Una forza d’animo racchiusa in una frase che ben sintetizza lo spirito friulano e raccolta in una intervista di Gianni Minà a una residente della frazione di Casasola di Majano: “A cosa serve piangere? Bisogna ricostruire, no?”.
La cerimonia, che ha visto la partecipazioni di autorità civili, militari e religiose, si è svolta in due momenti, intervallati dalla celebrazione della messa: la deposizione di un mazzo di fiori al Luogo della memoria e la lettura dei nomi delle vittime in piazza della Chiesa, ai piedi di quella torre campanaria rasa al suolo dal sisma, ricostruita e ora diventata uno dei simboli del post terremoto.

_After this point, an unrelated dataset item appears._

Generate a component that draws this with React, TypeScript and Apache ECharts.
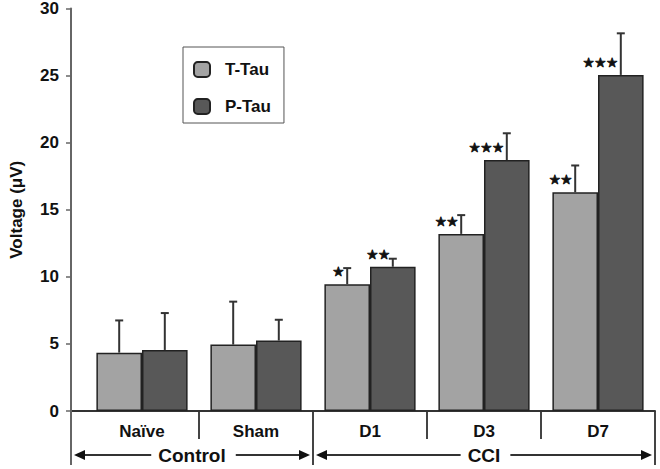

Il risultato di questa esperienza di coesione su obiettivi e azioni, che giustamente ha fatto parlare di modello Friuli, viene definita l’epopea del popolo friulano, e si è tradotta anche nella rinascita dell’intera Regione, dimostrando quanto importante e determinante sia stato l’esercizio della responsabilità e dell’autonomia istituzionale delle scelte e delle decisioni, nell’ascolto della propria gente.
Un passaggio è stato dedicato, infine, alla nascita della Protezione Civile avvenuta in Friuli e più precisamente, come ricordato dalla sindaca, proprio in una riunione tenutasi a Majano. Un popolo pieno di orgoglio, ripartito anche grazie alla solidarietà ricevuta e mai dimenticata. Quarantasei anni dopo, il Friuli ringrazia e non dimentica.